Source: Danny Moloshok / Lucas Jackson / Reuters / Star Max / IPx / AP / Shutterstock / The Atlantic

This week, CBS made an announcement: Les Moonves, the chairman under whose watch the network had transformed into a commercial juggernaut, was resigning. It was news that was, as so much news will be these days, simultaneously shocking and deeply predictable—the latter because the departure came after Ronan Farrow, in July, had reported in The New Yorker on allegations of sexual harassment and emotional abuse that had been made against the TV executive; the former because CBS, despite assurances that it “takes each report of misconduct very seriously,” had previously declined to act decisively in response to the revelations. On Sunday, however, The New Yorker published a second report on Moonves—this one containing allegations of forced oral sex and physical violence, some of them made by women who had spoken out because they had felt betrayed by CBS’s laconic response to Farrow’s initial story. It was this additional round of reporting that appears to have propelled the network to its newfound moral clarity. “Moonves is gone,” Stephen Colbert summed things up on The Late Show this week. He paused. “For at least nine months until he does his set at the Comedy Cellar.”

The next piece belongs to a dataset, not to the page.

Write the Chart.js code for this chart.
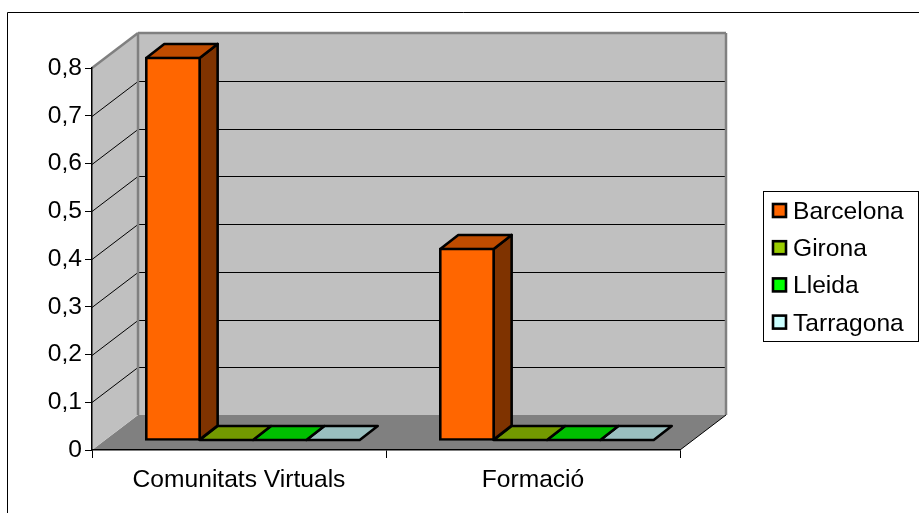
<!DOCTYPE html>
<html>
<head>
<meta charset="utf-8">
<style>
  html, body { margin: 0; padding: 0; background: #fff; }
  canvas { display: block; }
</style>
<script src="https://cdn.jsdelivr.net/npm/chart.js@4"></script>
</head>
<body>
<canvas id="chart" width="919" height="513"></canvas>
<script>
const categories = ["Comunitats Virtuals", "Formació"];
const barcelona = [0.8, 0.4];
const girona = [0, 0];
const lleida = [0, 0];
const tarragona = [0, 0];
const yTickLabels = ["0", "0,1", "0,2", "0,3", "0,4", "0,5", "0,6", "0,7", "0,8"];

const FONT = '"Liberation Sans", Arial, sans-serif';
const FONT_SIZE = 24.6;

// Oblique projection used for the box: full depth of the room, and the bars' place in it.
const ROOM = { dx: 46, dy: -35 };
const BAR_OFFSET = { dx: 14, dy: -10 };
const BAR_DEPTH = { dx: 18, dy: -14 };
const EDGE = 2.6;

function poly(ctx, pts, fill, stroke, lw) {
  ctx.beginPath();
  pts.forEach((p, i) => i ? ctx.lineTo(p[0], p[1]) : ctx.moveTo(p[0], p[1]));
  ctx.closePath();
  if (fill) { ctx.fillStyle = fill; ctx.fill(); }
  if (stroke) { ctx.strokeStyle = stroke; ctx.lineWidth = lw; ctx.lineJoin = 'round'; ctx.stroke(); }
}

function segment(ctx, x1, y1, x2, y2, color, lw) {
  ctx.beginPath();
  ctx.moveTo(x1, y1);
  ctx.lineTo(x2, y2);
  ctx.strokeStyle = color;
  ctx.lineWidth = lw;
  ctx.stroke();
}

// Outer frame, side wall, back wall, floor and grid of the 3D room.
const roomPlugin = {
  id: 'room',
  beforeDraw(chart) {
    const { ctx, chartArea: a, scales: { y } } = chart;
    const { dx, dy } = ROOM;
    ctx.save();
    ctx.fillStyle = '#fff';
    ctx.fillRect(0, 0, chart.width, chart.height);
    segment(ctx, 7.5, 12.5, 919, 12.5, '#000', 1);
    segment(ctx, 7.5, 12.5, 7.5, 513, '#000', 1);

    poly(ctx, [[a.left, a.bottom], [a.left + dx, a.bottom + dy], [a.right + dx, a.bottom + dy], [a.right, a.bottom]], '#808080');
    poly(ctx, [[a.left + dx, a.top + dy], [a.right + dx, a.top + dy], [a.right + dx, a.bottom + dy], [a.left + dx, a.bottom + dy]], '#C0C0C0');
    poly(ctx, [[a.left, a.top], [a.left + dx, a.top + dy], [a.left + dx, a.bottom + dy], [a.left, a.bottom]], '#C0C0C0');

    y.ticks.forEach(t => {
      if (t.value <= 0 || t.value >= y.max - 1e-9) return;
      const py = Math.round(y.getPixelForValue(t.value)) + 0.5;
      segment(ctx, a.left, py, a.left + dx, py + dy, '#000', 1);
      segment(ctx, a.left + dx, py + dy, a.right + dx, py + dy, '#000', 1);
    });

    // Grey edges of the walls
    segment(ctx, a.left, a.top, a.left + dx, a.top + dy, '#808080', 2.5);
    segment(ctx, a.left + dx, a.top + dy, a.right + dx, a.top + dy, '#808080', 2.5);
    segment(ctx, a.left + dx, a.top + dy, a.left + dx, a.bottom + dy, '#808080', 2.5);
    segment(ctx, a.right + dx, a.top + dy, a.right + dx, a.bottom + dy, '#808080', 2.5);
    segment(ctx, a.right, a.bottom, a.right + dx, a.bottom + dy, '#000', 1);
    ctx.restore();
  }
};

// Shifts each series into the room and adds the top and side faces of its bars.
const extrudePlugin = {
  id: 'extrude',
  beforeDatasetDraw(chart, args) {
    const { ctx } = chart;
    const ds = chart.data.datasets[args.index];
    ctx.save();
    ctx.translate(BAR_OFFSET.dx, BAR_OFFSET.dy);
    args.meta.data.forEach(el => {
      const { x, y, base, width } = el.getProps(['x', 'y', 'base', 'width'], true);
      const l = x - width / 2, r = x + width / 2;
      const { dx, dy } = BAR_DEPTH;
      if (base - y > 0.5) {
        poly(ctx, [[r, y], [r + dx, y + dy], [r + dx, base + dy], [r, base]], ds.sideColor, '#000', EDGE);
      }
      poly(ctx, [[l, y], [l + dx, y + dy], [r + dx, y + dy], [r, y]], ds.topColor, '#000', EDGE);
    });
  },
  afterDatasetDraw(chart) {
    chart.ctx.restore();
  }
};

// Boxed key to the right of the room, listing the series in order.
const keyPlugin = {
  id: 'key',
  afterDraw(chart) {
    const { ctx } = chart;
    ctx.save();
    ctx.strokeStyle = '#000';
    ctx.lineWidth = 1;
    ctx.strokeRect(763.5, 191.5, 155, 150);
    ctx.font = FONT_SIZE + 'px ' + FONT;
    ctx.textAlign = 'left';
    ctx.textBaseline = 'alphabetic';
    chart.data.datasets.forEach((ds, i) => {
      const row = 37.2 * i;
      ctx.fillStyle = ds.backgroundColor;
      ctx.strokeStyle = '#000';
      ctx.lineWidth = EDGE;
      ctx.fillRect(773, 204 + row, 13, 13);
      ctx.strokeRect(773, 204 + row, 13, 13);
      ctx.fillStyle = '#000';
      ctx.fillText(ds.label, 793, 219 + row);
    });
    ctx.restore();
  }
};

function series(label, data, front, top, side) {
  return {
    label, data,
    backgroundColor: front, topColor: top, sideColor: side,
    borderColor: '#000', borderWidth: EDGE, borderSkipped: false, inflateAmount: EDGE / 2, clip: false,
    categoryPercentage: 0.726, barPercentage: 1
  };
}

new Chart(document.getElementById('chart'), {
  type: 'bar',
  data: {
    labels: categories,
    datasets: [
      series('Barcelona', barcelona, '#FF6600', '#BF4C00', '#7F3300'),
      series('Girona', girona, '#99CC00', '#739900', '#4C6600'),
      series('Lleida', lleida, '#00FF00', '#00BF00', '#007F00'),
      series('Tarragona', tarragona, '#CCFFFF', '#99BFBF', '#667F7F')
    ]
  },
  plugins: [roomPlugin, extrudePlugin, keyPlugin],
  options: {
    responsive: false,
    animation: false,
    events: [],
    layout: { autoPadding: false, padding: { left: 0, top: 68, right: 239, bottom: 0 } },
    plugins: { legend: { display: false }, tooltip: { enabled: false } },
    scales: {
      x: {
        afterFit(s) { s.height = 63; },
        grid: { drawOnChartArea: false, tickLength: 8, color: '#000', tickColor: '#000' },
        border: { color: '#000', width: 1.5 },
        ticks: { color: '#000', font: { family: FONT, size: FONT_SIZE }, padding: 7, maxRotation: 0 }
      },
      y: {
        min: 0,
        max: 0.8,
        afterFit(s) { s.width = 92; },
        grid: { drawOnChartArea: false, tickLength: 7, color: '#000', tickColor: '#000' },
        border: { color: '#000', width: 1.5 },
        ticks: {
          stepSize: 0.1,
          autoSkip: false,
          color: '#000',
          padding: 3,
          font: { family: FONT, size: FONT_SIZE },
          callback: (v, i) => yTickLabels[i]
        }
      }
    }
  }
});
</script>
</body>
</html>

The joke was prophetic: There are indeed shades of Louis C.K.’s warp-sped return in the recent saga of Les Moonves. The executive, it was quickly reported, isn’t fully leaving CBS; instead, he will remain at the network to “perform transition advisory services.” (The flawed logic of “too big to fail” appends itself just as readily, it seems, to those who have delivered unto the world the jingle that begins with “men, men, men, men, manly-men, men, men” and concludes with a climactic “meeeeeeeeeeeen.”) A CBS board member, in discussing Moonves’s demi-departure, lauded the executive’s “24 years of service” as if he were simply a happy retiree on the cusp of being presented with his golden watch. Which was, for all its dissonance, fitting. There remains a chance, after all, that Moonves will depart CBS not with a golden timepiece so much as a golden parachute: Pending the results of an investigation being conducted by law firms that are kept on retainer by CBS, he still stands to exit his role with as much as $100 million in severance. And even if he earns nothing more, he will leave the network with a net worth estimated to be $700.